When the Curiosity rover landed on Mars, it was expecting to find lots of things - but finding evidence of ancient water so close to the land site seems almost too fortuitous to be a coincidence. These rocks are the first ones ever to be found on Mars that contain gravel - unconsolidated rock fragments of specific dimensions.
The size and shape of these gravels allowed geologists to calculate the depth and speed of the water that once flowed at this location.
"We completed more rigorous quantification of the outcrops to characterize the size distribution and roundness of the pebbles and sand that make up these conglomerates," said Rebecca Williams of the Planetary Science Institute, Tucson, Ariz., lead author of a report about them in the journal Science this week. "We ended up with a calculation in the same range as our initial estimate last fall.
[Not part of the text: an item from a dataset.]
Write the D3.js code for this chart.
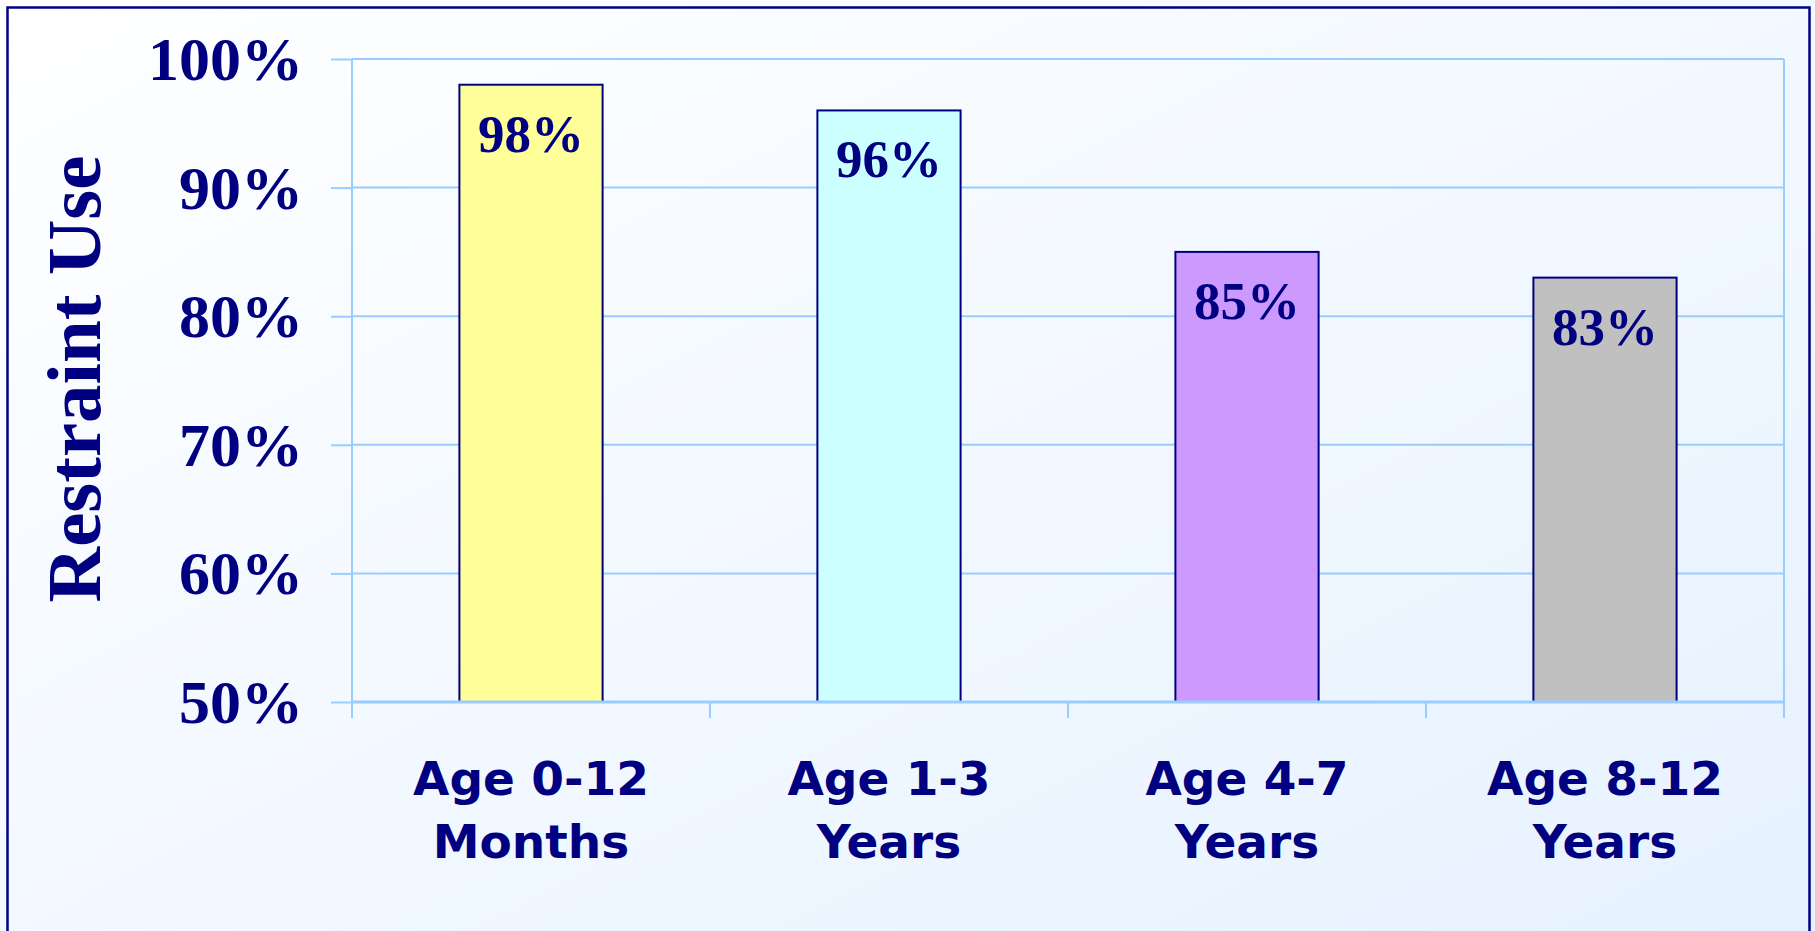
<!DOCTYPE html>
<html>
<head>
<meta charset="utf-8">
<script src="https://cdn.jsdelivr.net/npm/d3@7"></script>
<style>
  body { margin: 0; background: #fff; }
  svg { display: block; }
  .serif { font-family: "Liberation Serif", "Times New Roman", serif; font-weight: bold; fill: #000080; }
  .sans { font-family: "DejaVu Sans", Verdana, sans-serif; font-weight: bold; fill: #000080; }
</style>
</head>
<body>
<svg id="chart"></svg>
<script>
// DATA
const categories = ['Age 0-12 Months', 'Age 1-3 Years', 'Age 4-7 Years', 'Age 8-12 Years'];
const categoryLines = [['Age 0-12', 'Months'], ['Age 1-3', 'Years'], ['Age 4-7', 'Years'], ['Age 8-12', 'Years']];
const restraintUse = [0.98, 0.96, 0.85, 0.83];
const barColors = ['#FFFF99', '#CCFFFF', '#CC99FF', '#C0C0C0'];
const yTicks = [0.5, 0.6, 0.7, 0.8, 0.9, 1.0];

const _width = 1815, _height = 931;
const _navy = '#000080', _grid = '#99CCFF';
const _plot = {left: 352, right: 1784, top: 59, bottom: 702};

let svg = d3.select('#chart')
            .attr('width', _width)
            .attr('height', _height);

// background gradient
let defs = svg.append('defs');
let grad = defs.append('linearGradient')
                .attr('id', 'bg')
                .attr('x1', '0%').attr('y1', '0%')
                .attr('x2', '100%').attr('y2', '100%');
    grad.append('stop').attr('offset', '0%').attr('stop-color', '#FFFFFF');
    grad.append('stop').attr('offset', '100%').attr('stop-color', '#E6F2FF');

svg.append('rect')
      .attr('x', 0).attr('y', 0)
      .attr('width', _width).attr('height', _height)
      .attr('fill', 'url(#bg)');
svg.append('rect')
      .attr('x', 7.5).attr('y', 7.5)
      .attr('width', 1802).attr('height', 1000)
      .attr('fill', 'none')
      .attr('stroke', _navy)
      .attr('stroke-width', 2.5);

// SCALES
let y = d3.scaleLinear()
          .domain([0.5, 1.0])
          .range([_plot.bottom, _plot.top]);
let x = d3.scaleBand()
          .domain(categories)
          .range([_plot.left, _plot.right])
          .paddingInner(0.6)
          .paddingOuter(0.3);
let xCat = d3.scaleBand()
          .domain(categories)
          .range([_plot.left, _plot.right])
          .padding(0);

// gridlines
svg.append('g')
    .selectAll('line')
    .data(yTicks)
    .enter()
    .append('line')
      .attr('x1', _plot.left)
      .attr('x2', _plot.right)
      .attr('y1', d => y(d))
      .attr('y2', d => y(d))
      .attr('stroke', _grid)
      .attr('stroke-width', 2);

// plot frame sides
svg.append('line')
    .attr('x1', _plot.left).attr('x2', _plot.left)
    .attr('y1', _plot.top).attr('y2', _plot.bottom)
    .attr('stroke', _grid).attr('stroke-width', 2);
svg.append('line')
    .attr('x1', _plot.right).attr('x2', _plot.right)
    .attr('y1', _plot.top).attr('y2', _plot.bottom)
    .attr('stroke', _grid).attr('stroke-width', 2);

// y axis
let yAxis = svg.append('g')
                .attr('transform', `translate(${_plot.left}, 0)`)
                .call(d3.axisLeft(y)
                        .tickValues(yTicks)
                        .tickFormat(d3.format('.0%'))
                        .tickSize(21)
                        .tickPadding(28));
    yAxis.select('.domain').remove();
    yAxis.selectAll('line').attr('stroke', _grid).attr('stroke-width', 2);
    yAxis.selectAll('text')
            .attr('class', 'serif')
            .attr('font-size', 62)
            .attr('dy', '0.33em');

// bars
svg.append('g')
    .selectAll('rect')
    .data(restraintUse)
    .enter()
    .append('rect')
      .attr('x', (d, i) => x(categories[i]))
      .attr('y', d => y(d))
      .attr('width', x.bandwidth())
      .attr('height', d => y(0.5) - y(d))
      .attr('fill', (d, i) => barColors[i])
      .attr('stroke', _navy)
      .attr('stroke-width', 2);

// bar value labels
svg.append('g')
    .selectAll('text')
    .data(restraintUse)
    .enter()
    .append('text')
      .attr('class', 'serif')
      .attr('font-size', 53)
      .attr('text-anchor', 'middle')
      .attr('x', (d, i) => x(categories[i]) + x.bandwidth() / 2)
      .attr('y', d => y(d) + 67)
      .text(d => d3.format('.0%')(d));

// x axis ticks at category boundaries
let xBounds = categories.map(c => xCat(c)).concat([xCat(categories[categories.length - 1]) + xCat.bandwidth()]);
svg.append('line')
    .attr('x1', _plot.left).attr('x2', _plot.right)
    .attr('y1', _plot.bottom).attr('y2', _plot.bottom)
    .attr('stroke', _grid).attr('stroke-width', 3);
svg.append('g')
    .selectAll('line')
    .data(xBounds)
    .enter()
    .append('line')
      .attr('x1', d => d).attr('x2', d => d)
      .attr('y1', _plot.bottom).attr('y2', _plot.bottom + 16)
      .attr('stroke', _grid)
      .attr('stroke-width', 2);

// category labels
let catLabels = svg.append('g')
                    .selectAll('text')
                    .data(categoryLines)
                    .enter()
                    .append('text')
                      .attr('class', 'sans')
                      .attr('font-size', 47)
                      .attr('text-anchor', 'middle');
    catLabels.selectAll('tspan')
              .data((d, i) => d.map(line => ({line, i})))
              .enter()
              .append('tspan')
                .attr('x', d => xCat(categories[d.i]) + xCat.bandwidth() / 2)
                .attr('y', (d, j) => 795 + j * 63)
                .text(d => d.line);

// axis title
svg.append('text')
    .attr('class', 'serif')
    .attr('font-size', 77)
    .attr('text-anchor', 'middle')
    .attr('transform', 'translate(100, 379) rotate(-90)')
    .text('Restraint Use');
</script>
</body>
</html>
At a minimum, the stream was flowing at a speed equivalent to a walking pace -- a meter, or three feet, per second -- and it was ankle-deep to hip-deep."
To me, it's absolutely fantastic that we sent a rover to Mars, it took some pictures of gravel, and then, researchers not only found that the rocks belonged in an ancient streambed - but they also calculated the parameters of the stream. Interestingly enough, these rocks look (even to the untrained eye) just like gravel found on Earth.
"These conglomerates look amazingly like streambed deposits on Earth," Williams said. "Most people are familiar with rounded river pebbles. Maybe you've picked up a smoothed, round rock to skip across the water. Seeing something so familiar on another world is exciting and also gratifying."
The larger rocks are not distributed evenly in the conglomerate rocks - also a common feature on Earth, further backing up the existence of streambeds on Mars, at one time during its history. In addition, many of the pebbles are touching each other, a sign that they rolled along the bed of a stream. They are also very rounded, showing that the stream was around for a significant amount of time, and it wasn't seasonal.
"Our analysis of the amount of rounding of the pebbles provided further information," said Sanjeev Gupta of Imperial College, London, a co-author of the new report. "The rounding indicates sustained flow. It occurs as pebbles hit each other multiple times. This wasn't a one-off flow. It was sustained, certainly more than weeks or months, though we can't say exactly how long."
Nowadays, the Martian atmosphere is simply too think to sustain a stream flow of liquid water, though ice exists in large quantities. Several pieces of evidence have been found supporting the fact that Mars, at one time in its history, had liquid water flowing on its surface. The question remains now, did this water flow long enough, and did it host life?